(Exercise)
Both the line containing "Recreate this image" and the line containing "from matplotlib.ticker import" belong in the copy, as do all lines between them, copied exactly; pictures do not.

Records

------------------------------------------------------------------------

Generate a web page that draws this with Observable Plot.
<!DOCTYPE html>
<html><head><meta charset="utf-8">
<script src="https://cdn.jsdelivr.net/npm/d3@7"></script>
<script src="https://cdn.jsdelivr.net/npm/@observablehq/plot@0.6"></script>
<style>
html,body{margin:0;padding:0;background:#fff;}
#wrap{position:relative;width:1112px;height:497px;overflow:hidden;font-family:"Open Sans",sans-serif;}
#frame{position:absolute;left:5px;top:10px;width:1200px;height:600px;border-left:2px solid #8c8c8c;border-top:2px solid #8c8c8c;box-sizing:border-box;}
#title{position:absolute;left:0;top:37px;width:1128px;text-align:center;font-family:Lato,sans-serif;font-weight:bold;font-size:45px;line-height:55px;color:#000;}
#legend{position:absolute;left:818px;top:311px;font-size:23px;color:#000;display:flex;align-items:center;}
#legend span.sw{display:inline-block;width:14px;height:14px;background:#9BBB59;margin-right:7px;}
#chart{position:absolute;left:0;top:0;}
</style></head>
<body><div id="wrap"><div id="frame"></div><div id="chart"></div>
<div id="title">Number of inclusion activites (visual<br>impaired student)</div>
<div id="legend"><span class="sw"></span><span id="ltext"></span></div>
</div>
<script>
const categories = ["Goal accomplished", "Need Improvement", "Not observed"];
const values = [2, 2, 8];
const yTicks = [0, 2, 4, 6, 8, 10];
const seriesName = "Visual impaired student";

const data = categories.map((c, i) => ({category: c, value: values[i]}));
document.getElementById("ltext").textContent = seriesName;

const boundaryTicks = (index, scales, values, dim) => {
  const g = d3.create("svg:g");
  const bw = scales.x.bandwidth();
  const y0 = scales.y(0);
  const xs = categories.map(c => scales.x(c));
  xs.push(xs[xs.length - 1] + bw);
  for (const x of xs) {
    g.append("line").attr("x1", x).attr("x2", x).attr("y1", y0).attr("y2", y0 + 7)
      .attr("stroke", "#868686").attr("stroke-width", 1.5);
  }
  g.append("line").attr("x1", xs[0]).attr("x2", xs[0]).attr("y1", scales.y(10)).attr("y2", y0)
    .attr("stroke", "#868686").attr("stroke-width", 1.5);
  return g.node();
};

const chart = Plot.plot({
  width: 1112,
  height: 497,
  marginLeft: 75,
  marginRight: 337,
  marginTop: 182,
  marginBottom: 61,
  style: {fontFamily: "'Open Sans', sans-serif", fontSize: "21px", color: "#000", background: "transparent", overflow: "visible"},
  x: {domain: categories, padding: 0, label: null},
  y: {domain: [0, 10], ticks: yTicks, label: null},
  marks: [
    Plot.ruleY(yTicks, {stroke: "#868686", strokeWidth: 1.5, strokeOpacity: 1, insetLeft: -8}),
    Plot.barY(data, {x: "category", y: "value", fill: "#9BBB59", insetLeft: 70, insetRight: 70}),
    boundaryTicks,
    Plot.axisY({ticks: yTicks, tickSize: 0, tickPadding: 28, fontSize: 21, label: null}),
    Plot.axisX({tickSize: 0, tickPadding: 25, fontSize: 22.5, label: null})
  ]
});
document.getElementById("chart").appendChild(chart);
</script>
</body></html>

------------------------------------------------------------------------

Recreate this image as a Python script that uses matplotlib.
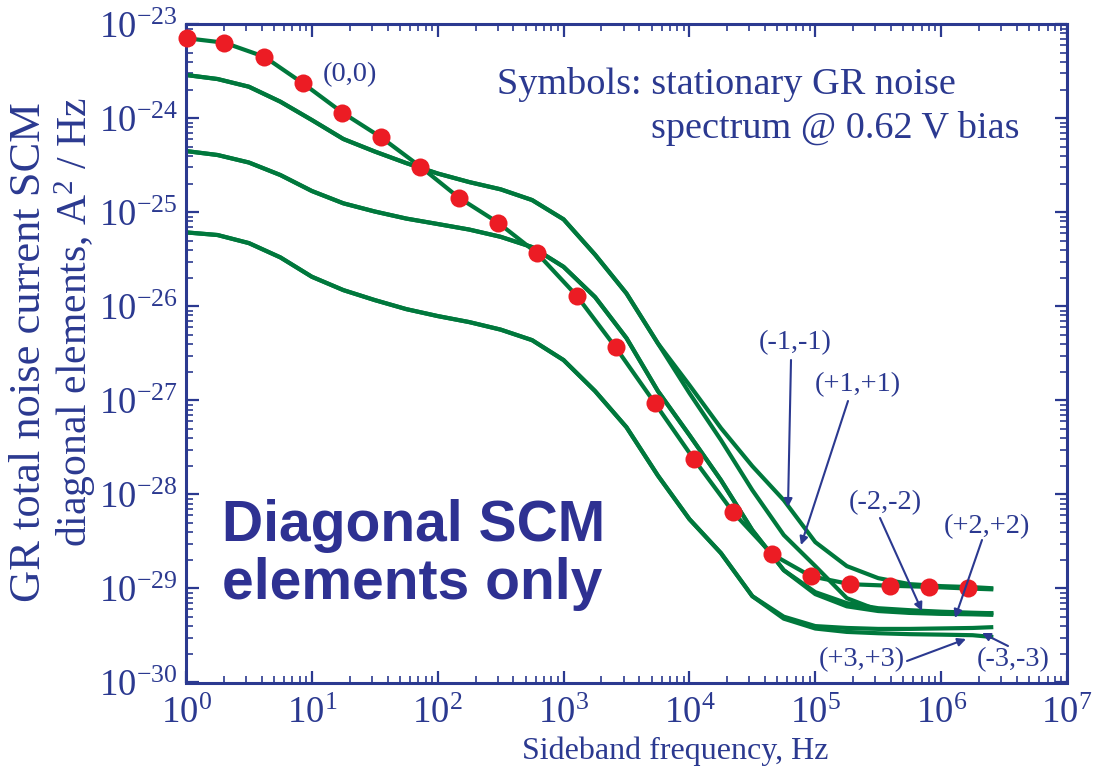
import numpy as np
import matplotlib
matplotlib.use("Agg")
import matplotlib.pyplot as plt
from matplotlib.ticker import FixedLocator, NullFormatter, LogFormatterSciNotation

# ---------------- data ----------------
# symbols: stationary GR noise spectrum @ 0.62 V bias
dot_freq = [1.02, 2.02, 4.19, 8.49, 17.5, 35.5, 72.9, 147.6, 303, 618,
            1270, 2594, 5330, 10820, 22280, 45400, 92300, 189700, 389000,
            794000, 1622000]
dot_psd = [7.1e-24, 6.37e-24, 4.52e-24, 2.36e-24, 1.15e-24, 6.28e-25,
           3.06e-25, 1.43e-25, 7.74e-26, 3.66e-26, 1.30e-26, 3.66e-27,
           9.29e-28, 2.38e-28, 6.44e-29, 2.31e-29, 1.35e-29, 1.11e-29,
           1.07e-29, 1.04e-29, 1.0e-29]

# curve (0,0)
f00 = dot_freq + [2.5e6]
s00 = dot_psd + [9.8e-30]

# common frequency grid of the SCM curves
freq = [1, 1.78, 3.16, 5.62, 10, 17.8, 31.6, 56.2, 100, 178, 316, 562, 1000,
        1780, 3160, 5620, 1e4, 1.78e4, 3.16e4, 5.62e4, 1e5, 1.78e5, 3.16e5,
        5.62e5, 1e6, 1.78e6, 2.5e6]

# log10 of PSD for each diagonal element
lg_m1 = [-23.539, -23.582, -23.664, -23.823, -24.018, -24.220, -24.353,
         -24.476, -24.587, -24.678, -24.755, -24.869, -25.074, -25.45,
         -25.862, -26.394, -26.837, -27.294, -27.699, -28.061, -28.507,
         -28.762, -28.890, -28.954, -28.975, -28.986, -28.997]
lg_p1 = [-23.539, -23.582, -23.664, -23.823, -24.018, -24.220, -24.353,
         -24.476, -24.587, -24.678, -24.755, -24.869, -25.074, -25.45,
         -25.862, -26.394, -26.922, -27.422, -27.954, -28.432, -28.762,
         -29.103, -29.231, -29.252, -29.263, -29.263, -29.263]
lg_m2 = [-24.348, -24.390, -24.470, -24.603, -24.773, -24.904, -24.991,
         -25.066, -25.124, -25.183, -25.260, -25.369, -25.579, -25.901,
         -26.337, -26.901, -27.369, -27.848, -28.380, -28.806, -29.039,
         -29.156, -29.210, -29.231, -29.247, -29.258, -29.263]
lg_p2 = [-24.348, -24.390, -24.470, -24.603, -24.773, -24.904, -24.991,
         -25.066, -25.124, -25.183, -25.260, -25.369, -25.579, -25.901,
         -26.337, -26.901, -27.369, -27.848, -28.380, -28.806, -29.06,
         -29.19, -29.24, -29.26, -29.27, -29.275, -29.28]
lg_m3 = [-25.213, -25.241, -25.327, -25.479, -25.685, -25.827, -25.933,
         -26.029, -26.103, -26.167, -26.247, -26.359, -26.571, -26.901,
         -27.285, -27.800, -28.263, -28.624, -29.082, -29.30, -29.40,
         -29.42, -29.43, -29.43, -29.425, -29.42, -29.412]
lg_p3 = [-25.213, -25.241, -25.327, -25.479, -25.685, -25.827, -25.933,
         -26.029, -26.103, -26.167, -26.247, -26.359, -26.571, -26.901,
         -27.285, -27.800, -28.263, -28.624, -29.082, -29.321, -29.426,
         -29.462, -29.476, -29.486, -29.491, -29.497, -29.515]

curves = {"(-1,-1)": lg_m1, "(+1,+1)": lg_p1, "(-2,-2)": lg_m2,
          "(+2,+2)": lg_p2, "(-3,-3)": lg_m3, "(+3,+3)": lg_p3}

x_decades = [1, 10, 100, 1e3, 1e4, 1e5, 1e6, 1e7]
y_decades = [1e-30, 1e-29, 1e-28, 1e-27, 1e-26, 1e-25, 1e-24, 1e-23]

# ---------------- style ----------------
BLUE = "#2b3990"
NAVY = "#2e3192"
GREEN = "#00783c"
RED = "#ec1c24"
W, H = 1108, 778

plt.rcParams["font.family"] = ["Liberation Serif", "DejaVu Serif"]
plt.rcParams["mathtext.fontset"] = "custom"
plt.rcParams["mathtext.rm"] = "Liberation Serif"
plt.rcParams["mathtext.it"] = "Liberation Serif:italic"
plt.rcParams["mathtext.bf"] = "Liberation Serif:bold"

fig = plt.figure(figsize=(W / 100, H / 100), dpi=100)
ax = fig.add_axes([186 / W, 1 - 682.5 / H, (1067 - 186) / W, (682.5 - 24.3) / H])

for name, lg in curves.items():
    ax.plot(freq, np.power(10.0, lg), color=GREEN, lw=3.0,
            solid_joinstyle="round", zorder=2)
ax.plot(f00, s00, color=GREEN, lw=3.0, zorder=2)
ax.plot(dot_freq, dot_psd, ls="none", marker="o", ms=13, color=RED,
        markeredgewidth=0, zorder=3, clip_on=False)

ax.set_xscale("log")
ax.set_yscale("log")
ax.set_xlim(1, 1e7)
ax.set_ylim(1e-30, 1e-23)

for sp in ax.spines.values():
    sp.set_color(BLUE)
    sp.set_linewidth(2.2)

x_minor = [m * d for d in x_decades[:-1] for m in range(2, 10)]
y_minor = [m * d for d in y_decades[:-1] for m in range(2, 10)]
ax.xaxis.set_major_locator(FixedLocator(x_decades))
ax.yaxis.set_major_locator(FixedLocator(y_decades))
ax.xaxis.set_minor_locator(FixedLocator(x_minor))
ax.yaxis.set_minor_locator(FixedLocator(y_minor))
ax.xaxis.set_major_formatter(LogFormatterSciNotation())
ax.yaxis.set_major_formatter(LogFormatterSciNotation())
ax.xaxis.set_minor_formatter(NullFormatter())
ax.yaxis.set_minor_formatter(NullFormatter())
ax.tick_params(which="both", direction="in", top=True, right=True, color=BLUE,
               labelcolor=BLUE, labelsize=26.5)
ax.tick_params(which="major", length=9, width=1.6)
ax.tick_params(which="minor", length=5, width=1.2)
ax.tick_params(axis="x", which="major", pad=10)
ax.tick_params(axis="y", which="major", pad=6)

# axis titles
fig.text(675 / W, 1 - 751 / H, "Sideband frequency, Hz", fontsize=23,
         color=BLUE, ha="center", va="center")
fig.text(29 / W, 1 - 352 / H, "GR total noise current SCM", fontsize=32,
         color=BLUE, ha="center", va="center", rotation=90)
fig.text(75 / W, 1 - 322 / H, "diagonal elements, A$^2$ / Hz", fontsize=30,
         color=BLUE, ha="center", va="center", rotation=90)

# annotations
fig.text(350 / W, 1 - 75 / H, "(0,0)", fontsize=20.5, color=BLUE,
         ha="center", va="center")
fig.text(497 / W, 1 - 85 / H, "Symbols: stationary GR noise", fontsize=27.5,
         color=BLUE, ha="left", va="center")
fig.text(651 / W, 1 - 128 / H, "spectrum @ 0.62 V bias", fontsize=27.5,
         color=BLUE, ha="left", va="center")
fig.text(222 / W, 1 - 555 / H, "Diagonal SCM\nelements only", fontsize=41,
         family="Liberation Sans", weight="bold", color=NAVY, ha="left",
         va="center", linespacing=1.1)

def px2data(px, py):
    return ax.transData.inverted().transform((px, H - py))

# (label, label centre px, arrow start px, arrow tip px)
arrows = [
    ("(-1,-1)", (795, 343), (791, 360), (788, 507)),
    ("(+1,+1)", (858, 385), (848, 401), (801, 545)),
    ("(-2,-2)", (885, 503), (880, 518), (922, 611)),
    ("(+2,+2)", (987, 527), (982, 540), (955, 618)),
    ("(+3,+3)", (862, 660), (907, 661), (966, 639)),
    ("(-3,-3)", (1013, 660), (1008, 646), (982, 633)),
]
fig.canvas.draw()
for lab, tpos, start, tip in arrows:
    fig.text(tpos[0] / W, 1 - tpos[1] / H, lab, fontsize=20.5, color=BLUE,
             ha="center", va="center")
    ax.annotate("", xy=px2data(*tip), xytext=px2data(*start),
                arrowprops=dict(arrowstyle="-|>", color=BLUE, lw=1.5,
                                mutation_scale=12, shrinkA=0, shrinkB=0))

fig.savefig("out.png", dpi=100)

------------------------------------------------------------------------

(Result for this exercise)
Recreate this image as a Python script that uses matplotlib.
import numpy as np
import matplotlib
matplotlib.use("Agg")
import matplotlib.pyplot as plt
from matplotlib.ticker import FixedLocator, NullFormatter, LogFormatterSciNotation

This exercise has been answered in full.